Gentilozzi Shows He's Game on Last-Lap Jam

April 15, 2002|MARTIN HENDERSON | TIMES STAFF WRITER

For anyone enjoying late-race theatrics, it was hard to top the Johnson Controls 100 in the Trans-Am Series for the BF Goodrich Tires Cup.

Three drivers led the last lap, the leader going into the last lap made contact with other drivers at least four times in the final minutes, and Paul Gentilozzi went from third to first with only three turns remaining to score the 24th victory of his career.

The timed race was scheduled for 51 laps or 70 minutes, and it went 45 laps. The wild finish began with Boris Said taking the white flag and second-place Gentilozzi and Justin Bell trailing. Said went into Turn 1 too hot, and Gentilozzi closed the deficit--bumping the back of Said's Panoz Esperante.

They continued to battle to the back straightaway on the 1.97-mile layout on the Long Beach streets, their cars touching as Said tried to block the three-time champion.

As they tangled and Gentilozzi backed off, Bell--who won last year's season finale--made a desperate move past Said, "but I think he forgot to brake," Gentilozzi said. Bell appeared to take the lead ever so briefly before making contact with Said, and in Turn 8, he spun nearly 180 degrees as Gentilozzi moved into first on the 11-turn course.

"That last straightaway was World Wrestling at its best," Said said. "[Bell] threw a Hail Mary on fourth and long."

Gentilozzi, the pole-sitter in a Jaguar XKR, took on new tires during his pit stop and won Long Beach for the fourth time. Said, who started second and did not take tires, was second and Johnny Miller, also in a Jaguar, was third. Bell, who started 15th in a Corvette, finished eighth.

The climactic end was set up by a caution flag with nine laps to go, wiping out about a seven-second lead that Said had built by pitting early and then passing last year's race winner, Lou Gigliotti, as the leaders pitted on Lap 24.

"I hated to see that last yellow come out because we had this race won easily," Said said. "No way they were going to catch me."

*

Canada's Michael Valiante made a daring pass of Alex Gurney on Lap 20 and scored his first victory in the series, giving Lynx Racing its second consecutive victory at Long Beach in the Toyota Atlantic Chevron Challenge.

The timed race was shortened from 32 to 29 laps because it was slowed by 14 laps under caution. A first-turn accident on the first lap brought 24 of the 27 cars to a standstill. Gurney, Valiante and the man who caused the pileup, third-place finisher Jon Fogarty, were the only drivers to get through the first turn.

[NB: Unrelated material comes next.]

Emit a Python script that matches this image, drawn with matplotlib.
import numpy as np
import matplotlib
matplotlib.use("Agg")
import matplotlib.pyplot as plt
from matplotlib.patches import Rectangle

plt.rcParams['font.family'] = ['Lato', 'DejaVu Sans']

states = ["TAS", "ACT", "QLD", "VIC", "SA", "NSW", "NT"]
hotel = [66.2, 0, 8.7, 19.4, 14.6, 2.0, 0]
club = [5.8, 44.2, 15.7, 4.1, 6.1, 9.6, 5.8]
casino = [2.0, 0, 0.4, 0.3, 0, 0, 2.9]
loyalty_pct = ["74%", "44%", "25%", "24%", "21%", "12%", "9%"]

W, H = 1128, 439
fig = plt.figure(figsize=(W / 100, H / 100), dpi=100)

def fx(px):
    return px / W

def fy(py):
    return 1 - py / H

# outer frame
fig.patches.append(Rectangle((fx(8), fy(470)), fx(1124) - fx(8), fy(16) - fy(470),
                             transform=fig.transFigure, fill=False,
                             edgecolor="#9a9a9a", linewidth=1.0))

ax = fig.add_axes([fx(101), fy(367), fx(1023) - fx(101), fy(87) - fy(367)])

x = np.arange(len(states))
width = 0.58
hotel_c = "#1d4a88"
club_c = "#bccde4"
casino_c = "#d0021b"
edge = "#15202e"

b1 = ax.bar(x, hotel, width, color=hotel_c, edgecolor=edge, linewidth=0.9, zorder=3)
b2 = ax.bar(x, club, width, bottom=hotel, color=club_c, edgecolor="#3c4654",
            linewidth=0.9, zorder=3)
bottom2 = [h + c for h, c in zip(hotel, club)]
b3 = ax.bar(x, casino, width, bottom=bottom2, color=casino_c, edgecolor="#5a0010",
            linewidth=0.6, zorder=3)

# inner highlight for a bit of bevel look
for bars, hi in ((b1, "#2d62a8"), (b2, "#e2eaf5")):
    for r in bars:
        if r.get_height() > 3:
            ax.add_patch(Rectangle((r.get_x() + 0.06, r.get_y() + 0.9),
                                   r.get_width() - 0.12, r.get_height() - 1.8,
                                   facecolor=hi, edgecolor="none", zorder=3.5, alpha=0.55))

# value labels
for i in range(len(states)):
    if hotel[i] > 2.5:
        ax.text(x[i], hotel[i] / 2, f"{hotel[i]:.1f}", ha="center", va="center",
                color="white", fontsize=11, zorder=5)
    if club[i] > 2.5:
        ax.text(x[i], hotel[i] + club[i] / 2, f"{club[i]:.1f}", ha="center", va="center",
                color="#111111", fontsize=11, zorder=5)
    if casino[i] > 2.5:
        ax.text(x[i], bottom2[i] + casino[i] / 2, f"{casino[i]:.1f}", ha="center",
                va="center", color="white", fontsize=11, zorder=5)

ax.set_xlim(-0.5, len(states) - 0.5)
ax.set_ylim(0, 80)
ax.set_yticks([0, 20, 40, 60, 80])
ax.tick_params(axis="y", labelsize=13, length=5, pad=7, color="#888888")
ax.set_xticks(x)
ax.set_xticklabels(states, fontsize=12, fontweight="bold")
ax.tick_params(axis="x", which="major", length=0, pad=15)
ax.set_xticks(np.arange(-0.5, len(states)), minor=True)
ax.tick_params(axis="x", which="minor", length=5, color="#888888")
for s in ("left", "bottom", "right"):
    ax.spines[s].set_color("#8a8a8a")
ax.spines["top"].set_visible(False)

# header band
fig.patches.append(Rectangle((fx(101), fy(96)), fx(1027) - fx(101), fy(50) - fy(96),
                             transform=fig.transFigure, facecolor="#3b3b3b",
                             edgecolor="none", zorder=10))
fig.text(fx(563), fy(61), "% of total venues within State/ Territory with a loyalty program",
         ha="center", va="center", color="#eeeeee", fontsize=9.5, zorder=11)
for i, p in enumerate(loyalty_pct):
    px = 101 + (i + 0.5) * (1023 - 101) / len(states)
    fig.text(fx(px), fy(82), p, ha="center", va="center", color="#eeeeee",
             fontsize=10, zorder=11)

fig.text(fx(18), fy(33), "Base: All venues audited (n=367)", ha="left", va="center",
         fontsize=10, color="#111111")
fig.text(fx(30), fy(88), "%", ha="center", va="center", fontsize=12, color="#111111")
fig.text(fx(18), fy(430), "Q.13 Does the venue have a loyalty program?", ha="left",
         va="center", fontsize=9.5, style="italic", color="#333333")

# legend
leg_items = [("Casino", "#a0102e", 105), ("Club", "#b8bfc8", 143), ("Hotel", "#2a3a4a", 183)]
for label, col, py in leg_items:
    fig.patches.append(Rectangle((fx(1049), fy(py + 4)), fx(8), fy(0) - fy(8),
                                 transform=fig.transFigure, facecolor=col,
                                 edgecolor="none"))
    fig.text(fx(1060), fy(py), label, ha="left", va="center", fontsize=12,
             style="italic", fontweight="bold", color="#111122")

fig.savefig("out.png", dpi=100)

Fogarty made an aggressive attempt at the lead from the inside of the second row, but locked his wheels and slid past the apex of the turn, sending pole-sitter Joey Hand and No. 2 qualifier Ryan Hunter-Reay into a tire wall.

Several cars made contact in the bottleneck.

The first six laps, and 14 of the first 19, were run under yellow all because of three crashes in Turn 1. On the restart on Lap 20 with Gurney protecting the inside, Valiante made a gutsy pass on the outside going into the first turn.

"I knew that was probably going to be my last chance," Valiante said. "I couldn't come off the hairpin [at the front of the straightaway] as good as him, but I was running a little less downforce. I don't think I would have passed him if I didn't pass him right then."

Valiante wobbled through the turn, coming within inches of the wall, and was never challenged, winning by 2.812 seconds.

"I pulled up a little because I thought he wasn't going to make it," said Gurney, who lives in nearby Newport Beach. "When he made it, I said, 'You lucky dog.'"

In seven Atlantic races, Valiante has never finished lower than sixth.

Fogarty retained the series lead with 35 points, three more than Valiante. Rocky Moran Jr., who finished fifth, has 21 points, followed by Luis Diaz with 19 and Gurney with 17.

Hunter-Reay, who finished 18th, broke the Atlantic course record with a lap of 1 minute 18.456 seconds, and was more than a second faster than anyone else in the field.

"I feel like the entire Atlantic field got lucky today because I had the best car I have ever driven," he said.

It was particularly heartbreaking to Dorricott Racing's Gurney, who started fourth, because his father, Dan Gurney--who celebrated his 71st birthday on Saturday--played such an integral role in creating the Grand Prix.

"It would have been great to win," he said, "but they had the strongest car."